- **WHAT IS NEEDED**: Return the line containing "Clone this chart in Observable Plot.", the line containing "59.9, 70.1, 21.4];", and every line between them, exactly as they stand. Output nothing else.

[Records with drawing code]
# # # # # # #
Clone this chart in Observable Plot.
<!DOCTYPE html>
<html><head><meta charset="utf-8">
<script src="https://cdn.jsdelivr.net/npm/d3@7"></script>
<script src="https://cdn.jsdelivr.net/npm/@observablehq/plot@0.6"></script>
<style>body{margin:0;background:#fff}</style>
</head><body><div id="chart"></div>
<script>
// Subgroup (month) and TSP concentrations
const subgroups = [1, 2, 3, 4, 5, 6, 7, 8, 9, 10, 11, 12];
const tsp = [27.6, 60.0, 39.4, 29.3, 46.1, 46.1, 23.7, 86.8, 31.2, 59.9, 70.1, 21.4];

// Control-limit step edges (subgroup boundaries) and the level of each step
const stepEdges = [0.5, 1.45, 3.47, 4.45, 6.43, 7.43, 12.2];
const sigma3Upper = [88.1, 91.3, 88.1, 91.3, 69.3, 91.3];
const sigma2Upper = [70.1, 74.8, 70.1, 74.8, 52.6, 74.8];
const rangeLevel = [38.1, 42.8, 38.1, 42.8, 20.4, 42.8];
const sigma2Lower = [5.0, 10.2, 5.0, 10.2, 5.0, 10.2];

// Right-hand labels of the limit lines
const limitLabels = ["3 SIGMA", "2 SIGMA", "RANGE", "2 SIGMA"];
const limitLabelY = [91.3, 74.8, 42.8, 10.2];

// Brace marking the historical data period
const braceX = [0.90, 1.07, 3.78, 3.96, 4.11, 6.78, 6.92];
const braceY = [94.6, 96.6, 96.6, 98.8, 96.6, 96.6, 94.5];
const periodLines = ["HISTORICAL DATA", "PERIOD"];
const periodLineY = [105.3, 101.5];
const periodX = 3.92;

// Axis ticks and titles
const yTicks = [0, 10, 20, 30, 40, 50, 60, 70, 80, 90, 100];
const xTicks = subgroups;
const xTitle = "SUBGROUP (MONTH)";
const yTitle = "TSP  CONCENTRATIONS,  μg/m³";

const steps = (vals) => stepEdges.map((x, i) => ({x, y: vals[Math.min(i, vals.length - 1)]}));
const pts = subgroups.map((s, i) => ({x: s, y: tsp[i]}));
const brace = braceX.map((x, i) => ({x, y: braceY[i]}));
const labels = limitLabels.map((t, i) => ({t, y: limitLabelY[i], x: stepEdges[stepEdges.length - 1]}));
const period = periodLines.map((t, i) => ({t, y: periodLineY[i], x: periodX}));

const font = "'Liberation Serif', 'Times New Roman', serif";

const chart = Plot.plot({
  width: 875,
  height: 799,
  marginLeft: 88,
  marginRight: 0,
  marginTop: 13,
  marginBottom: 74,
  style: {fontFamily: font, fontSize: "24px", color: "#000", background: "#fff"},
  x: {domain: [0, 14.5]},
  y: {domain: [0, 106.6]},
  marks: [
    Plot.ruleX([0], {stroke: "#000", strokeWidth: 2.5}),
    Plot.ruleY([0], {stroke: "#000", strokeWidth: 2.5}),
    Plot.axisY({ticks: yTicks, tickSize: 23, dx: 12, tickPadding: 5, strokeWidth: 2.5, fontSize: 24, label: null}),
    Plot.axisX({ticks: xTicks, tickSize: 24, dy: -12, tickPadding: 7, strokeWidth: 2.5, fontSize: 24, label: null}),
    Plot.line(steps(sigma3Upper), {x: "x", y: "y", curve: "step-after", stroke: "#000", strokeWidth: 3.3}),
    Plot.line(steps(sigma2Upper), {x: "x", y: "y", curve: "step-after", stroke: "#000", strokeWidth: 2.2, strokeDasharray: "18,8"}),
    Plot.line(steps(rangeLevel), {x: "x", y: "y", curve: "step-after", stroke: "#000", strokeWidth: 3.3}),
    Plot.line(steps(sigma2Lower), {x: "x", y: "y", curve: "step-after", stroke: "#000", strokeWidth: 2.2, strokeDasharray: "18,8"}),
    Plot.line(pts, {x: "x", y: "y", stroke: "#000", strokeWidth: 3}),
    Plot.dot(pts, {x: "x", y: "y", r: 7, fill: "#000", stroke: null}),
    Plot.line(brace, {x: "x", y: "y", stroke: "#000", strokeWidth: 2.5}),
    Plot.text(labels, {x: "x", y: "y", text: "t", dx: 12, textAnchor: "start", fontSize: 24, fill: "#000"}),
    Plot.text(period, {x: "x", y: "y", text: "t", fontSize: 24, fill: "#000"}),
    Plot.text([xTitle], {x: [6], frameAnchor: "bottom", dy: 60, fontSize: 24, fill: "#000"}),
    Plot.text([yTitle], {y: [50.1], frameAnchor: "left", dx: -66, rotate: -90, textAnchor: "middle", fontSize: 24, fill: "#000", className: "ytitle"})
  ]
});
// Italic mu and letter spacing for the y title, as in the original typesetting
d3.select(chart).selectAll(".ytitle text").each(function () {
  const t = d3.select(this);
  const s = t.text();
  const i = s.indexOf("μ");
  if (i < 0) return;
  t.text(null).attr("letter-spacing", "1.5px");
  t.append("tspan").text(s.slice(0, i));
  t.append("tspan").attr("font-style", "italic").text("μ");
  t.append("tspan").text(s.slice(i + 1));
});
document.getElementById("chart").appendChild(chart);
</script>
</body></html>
# # # # # # #
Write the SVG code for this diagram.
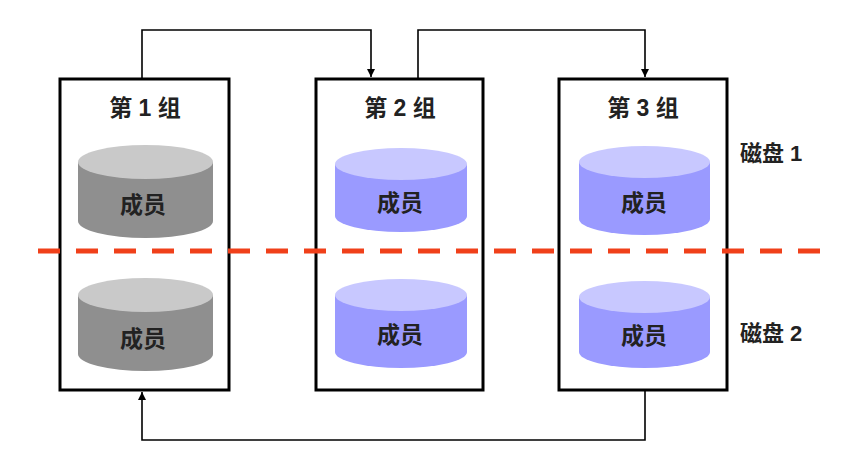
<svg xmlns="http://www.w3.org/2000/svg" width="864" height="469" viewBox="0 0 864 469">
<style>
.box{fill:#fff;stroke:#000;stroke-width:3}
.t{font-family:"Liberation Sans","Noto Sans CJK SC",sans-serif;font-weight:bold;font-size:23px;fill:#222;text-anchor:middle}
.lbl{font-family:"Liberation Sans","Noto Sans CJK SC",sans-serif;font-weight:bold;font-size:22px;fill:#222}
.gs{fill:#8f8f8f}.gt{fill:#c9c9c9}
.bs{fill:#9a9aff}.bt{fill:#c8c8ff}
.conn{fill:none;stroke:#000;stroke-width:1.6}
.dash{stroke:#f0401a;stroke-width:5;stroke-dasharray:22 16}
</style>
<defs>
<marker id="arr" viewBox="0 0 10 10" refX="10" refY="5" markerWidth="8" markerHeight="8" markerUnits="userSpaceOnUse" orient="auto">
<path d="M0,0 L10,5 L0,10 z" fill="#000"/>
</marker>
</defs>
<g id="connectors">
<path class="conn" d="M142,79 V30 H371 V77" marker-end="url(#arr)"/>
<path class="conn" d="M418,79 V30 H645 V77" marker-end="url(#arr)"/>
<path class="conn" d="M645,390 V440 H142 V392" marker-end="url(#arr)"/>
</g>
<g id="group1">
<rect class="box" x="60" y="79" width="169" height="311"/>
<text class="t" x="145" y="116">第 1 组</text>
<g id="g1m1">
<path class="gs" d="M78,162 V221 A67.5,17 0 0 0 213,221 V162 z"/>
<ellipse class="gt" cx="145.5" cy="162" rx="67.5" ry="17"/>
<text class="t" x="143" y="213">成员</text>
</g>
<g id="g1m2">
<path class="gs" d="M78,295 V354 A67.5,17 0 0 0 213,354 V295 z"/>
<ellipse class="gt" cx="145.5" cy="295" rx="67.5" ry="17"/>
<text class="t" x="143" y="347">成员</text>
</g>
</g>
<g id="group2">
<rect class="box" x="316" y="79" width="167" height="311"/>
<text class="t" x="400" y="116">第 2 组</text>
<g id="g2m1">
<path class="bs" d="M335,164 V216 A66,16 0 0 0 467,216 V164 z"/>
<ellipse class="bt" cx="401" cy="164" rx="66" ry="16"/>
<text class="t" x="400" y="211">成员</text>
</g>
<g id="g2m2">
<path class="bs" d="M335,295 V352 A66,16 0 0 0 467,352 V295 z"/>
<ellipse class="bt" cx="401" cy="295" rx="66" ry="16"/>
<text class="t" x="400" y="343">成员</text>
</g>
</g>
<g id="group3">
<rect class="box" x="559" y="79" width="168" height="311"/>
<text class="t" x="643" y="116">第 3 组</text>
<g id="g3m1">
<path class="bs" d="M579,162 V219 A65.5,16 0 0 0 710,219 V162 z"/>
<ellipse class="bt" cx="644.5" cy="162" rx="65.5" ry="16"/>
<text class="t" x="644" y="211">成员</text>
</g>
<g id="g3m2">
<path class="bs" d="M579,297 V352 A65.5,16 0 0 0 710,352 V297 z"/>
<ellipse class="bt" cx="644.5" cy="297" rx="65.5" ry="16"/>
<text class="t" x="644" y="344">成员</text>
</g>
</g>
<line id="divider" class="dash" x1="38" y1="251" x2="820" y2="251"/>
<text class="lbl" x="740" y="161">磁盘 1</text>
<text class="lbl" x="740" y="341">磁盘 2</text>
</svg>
# # # # # # #
- **RESULT FOR THIS EXERCISE**:
Clone this chart in Observable Plot.
<!DOCTYPE html>
<html><head><meta charset="utf-8">
<script src="https://cdn.jsdelivr.net/npm/d3@7"></script>
<script src="https://cdn.jsdelivr.net/npm/@observablehq/plot@0.6"></script>
<style>body{margin:0;background:#fff}</style>
</head><body><div id="chart"></div>
<script>
// Subgroup (month) and TSP concentrations
const subgroups = [1, 2, 3, 4, 5, 6, 7, 8, 9, 10, 11, 12];
const tsp = [27.6, 60.0, 39.4, 29.3, 46.1, 46.1, 23.7, 86.8, 31.2, 59.9, 70.1, 21.4];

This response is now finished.